_Short exercise:_ Copy exactly the lines of the records below, and only those lines, beginning with the line that contains "Rebuild this chart" and ending with the line that contains "605, 610, 615, 620, 625, 630, 635, 640, 645, 650];".

--- BEGIN Listing ---

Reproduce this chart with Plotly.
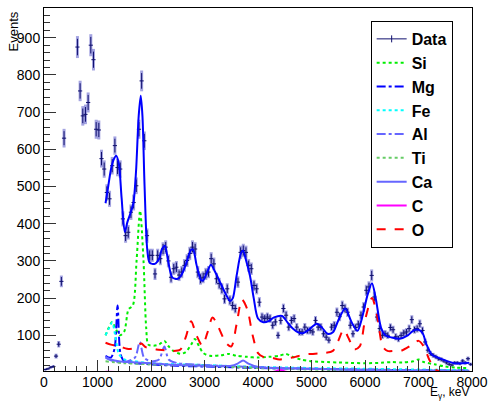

--- END Listing ---
--- BEGIN Listing ---

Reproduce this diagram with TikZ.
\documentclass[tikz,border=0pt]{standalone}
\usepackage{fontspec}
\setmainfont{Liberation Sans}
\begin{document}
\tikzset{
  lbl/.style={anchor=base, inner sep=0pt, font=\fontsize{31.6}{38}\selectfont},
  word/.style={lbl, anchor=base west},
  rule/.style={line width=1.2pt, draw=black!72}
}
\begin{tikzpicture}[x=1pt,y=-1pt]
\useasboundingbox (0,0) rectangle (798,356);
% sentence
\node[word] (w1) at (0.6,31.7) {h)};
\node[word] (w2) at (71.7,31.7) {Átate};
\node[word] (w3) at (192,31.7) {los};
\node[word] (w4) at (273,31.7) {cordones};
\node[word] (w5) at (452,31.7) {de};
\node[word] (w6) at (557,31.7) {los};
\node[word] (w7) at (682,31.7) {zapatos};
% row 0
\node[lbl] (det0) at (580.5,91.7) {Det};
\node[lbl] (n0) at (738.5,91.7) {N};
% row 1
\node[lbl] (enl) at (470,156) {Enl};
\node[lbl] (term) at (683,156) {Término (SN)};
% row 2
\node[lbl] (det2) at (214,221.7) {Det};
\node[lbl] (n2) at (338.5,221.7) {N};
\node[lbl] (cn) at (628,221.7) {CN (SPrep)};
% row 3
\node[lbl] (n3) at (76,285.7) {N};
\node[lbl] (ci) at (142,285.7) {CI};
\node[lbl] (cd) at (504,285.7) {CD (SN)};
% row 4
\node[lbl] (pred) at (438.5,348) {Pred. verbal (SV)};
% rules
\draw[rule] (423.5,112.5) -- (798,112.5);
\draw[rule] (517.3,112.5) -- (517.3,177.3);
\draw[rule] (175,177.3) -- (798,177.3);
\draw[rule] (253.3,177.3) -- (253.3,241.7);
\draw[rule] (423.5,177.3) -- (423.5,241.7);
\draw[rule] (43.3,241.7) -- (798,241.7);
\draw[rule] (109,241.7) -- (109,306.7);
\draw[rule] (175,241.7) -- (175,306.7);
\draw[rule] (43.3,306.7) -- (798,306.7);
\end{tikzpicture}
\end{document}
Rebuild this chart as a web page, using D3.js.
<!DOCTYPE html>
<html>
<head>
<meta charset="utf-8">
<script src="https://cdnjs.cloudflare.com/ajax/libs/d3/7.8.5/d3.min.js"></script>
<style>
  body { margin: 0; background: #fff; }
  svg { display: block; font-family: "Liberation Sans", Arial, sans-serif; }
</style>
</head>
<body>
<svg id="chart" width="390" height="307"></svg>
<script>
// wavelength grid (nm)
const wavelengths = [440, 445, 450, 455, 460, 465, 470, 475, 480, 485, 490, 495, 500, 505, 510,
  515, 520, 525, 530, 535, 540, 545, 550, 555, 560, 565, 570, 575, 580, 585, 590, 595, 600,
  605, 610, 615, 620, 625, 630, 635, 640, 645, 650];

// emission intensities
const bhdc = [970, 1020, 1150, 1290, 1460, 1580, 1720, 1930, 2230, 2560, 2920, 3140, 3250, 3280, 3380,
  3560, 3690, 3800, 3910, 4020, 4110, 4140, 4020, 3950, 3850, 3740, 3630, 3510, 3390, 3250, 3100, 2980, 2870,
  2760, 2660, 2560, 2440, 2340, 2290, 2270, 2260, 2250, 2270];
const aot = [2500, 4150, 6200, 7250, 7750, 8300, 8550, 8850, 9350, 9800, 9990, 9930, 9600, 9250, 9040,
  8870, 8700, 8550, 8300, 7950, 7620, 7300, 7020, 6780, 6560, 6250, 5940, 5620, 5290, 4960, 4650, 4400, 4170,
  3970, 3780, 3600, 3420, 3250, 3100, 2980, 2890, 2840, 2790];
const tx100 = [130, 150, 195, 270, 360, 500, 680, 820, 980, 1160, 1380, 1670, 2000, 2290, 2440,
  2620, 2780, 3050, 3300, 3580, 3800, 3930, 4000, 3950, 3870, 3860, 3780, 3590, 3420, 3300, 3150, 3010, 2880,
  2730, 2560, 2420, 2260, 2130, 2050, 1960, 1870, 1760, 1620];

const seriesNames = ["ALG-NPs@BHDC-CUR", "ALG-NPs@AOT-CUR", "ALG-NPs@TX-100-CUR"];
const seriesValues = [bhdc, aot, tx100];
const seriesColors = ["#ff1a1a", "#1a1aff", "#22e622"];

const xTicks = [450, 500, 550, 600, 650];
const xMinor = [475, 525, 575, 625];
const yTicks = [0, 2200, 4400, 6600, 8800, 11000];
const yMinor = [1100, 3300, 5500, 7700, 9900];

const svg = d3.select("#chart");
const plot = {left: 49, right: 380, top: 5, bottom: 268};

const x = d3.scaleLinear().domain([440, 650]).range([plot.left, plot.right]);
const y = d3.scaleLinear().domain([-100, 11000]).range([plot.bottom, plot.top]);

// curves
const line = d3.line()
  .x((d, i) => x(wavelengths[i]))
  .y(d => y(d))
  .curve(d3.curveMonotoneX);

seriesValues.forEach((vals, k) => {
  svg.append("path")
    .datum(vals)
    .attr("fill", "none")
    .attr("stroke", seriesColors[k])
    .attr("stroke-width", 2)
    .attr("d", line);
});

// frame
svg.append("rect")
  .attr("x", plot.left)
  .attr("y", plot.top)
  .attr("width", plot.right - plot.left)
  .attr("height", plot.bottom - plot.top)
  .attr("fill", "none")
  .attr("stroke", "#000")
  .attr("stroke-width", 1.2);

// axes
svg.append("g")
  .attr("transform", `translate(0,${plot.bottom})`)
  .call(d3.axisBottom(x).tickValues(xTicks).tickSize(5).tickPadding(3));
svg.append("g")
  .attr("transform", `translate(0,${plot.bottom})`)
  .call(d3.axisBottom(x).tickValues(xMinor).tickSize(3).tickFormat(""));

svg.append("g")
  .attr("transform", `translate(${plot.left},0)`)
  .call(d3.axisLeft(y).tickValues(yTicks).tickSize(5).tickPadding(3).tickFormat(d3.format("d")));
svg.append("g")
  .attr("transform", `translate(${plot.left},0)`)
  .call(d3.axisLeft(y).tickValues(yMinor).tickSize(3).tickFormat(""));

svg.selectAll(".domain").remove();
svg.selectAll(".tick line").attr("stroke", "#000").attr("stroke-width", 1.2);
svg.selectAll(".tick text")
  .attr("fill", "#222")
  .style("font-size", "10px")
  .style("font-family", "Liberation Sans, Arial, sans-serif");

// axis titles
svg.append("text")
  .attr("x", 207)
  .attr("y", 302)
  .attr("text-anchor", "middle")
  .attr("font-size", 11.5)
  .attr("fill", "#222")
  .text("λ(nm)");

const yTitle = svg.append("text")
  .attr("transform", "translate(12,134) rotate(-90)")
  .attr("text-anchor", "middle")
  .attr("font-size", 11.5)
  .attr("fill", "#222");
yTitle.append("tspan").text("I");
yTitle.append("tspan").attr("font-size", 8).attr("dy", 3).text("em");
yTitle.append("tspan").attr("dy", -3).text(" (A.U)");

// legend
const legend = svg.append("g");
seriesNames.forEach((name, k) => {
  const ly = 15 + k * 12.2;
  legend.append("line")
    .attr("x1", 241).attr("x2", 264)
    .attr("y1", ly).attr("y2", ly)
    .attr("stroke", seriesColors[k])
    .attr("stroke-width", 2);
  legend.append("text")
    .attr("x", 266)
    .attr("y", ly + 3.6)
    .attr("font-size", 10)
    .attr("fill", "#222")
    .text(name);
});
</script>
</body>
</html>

--- END Listing ---

_Output for this task:_
Rebuild this chart as a web page, using D3.js.
<!DOCTYPE html>
<html>
<head>
<meta charset="utf-8">
<script src="https://cdnjs.cloudflare.com/ajax/libs/d3/7.8.5/d3.min.js"></script>
<style>
  body { margin: 0; background: #fff; }
  svg { display: block; font-family: "Liberation Sans", Arial, sans-serif; }
</style>
</head>
<body>
<svg id="chart" width="390" height="307"></svg>
<script>
// wavelength grid (nm)
const wavelengths = [440, 445, 450, 455, 460, 465, 470, 475, 480, 485, 490, 495, 500, 505, 510,
  515, 520, 525, 530, 535, 540, 545, 550, 555, 560, 565, 570, 575, 580, 585, 590, 595, 600,
  605, 610, 615, 620, 625, 630, 635, 640, 645, 650];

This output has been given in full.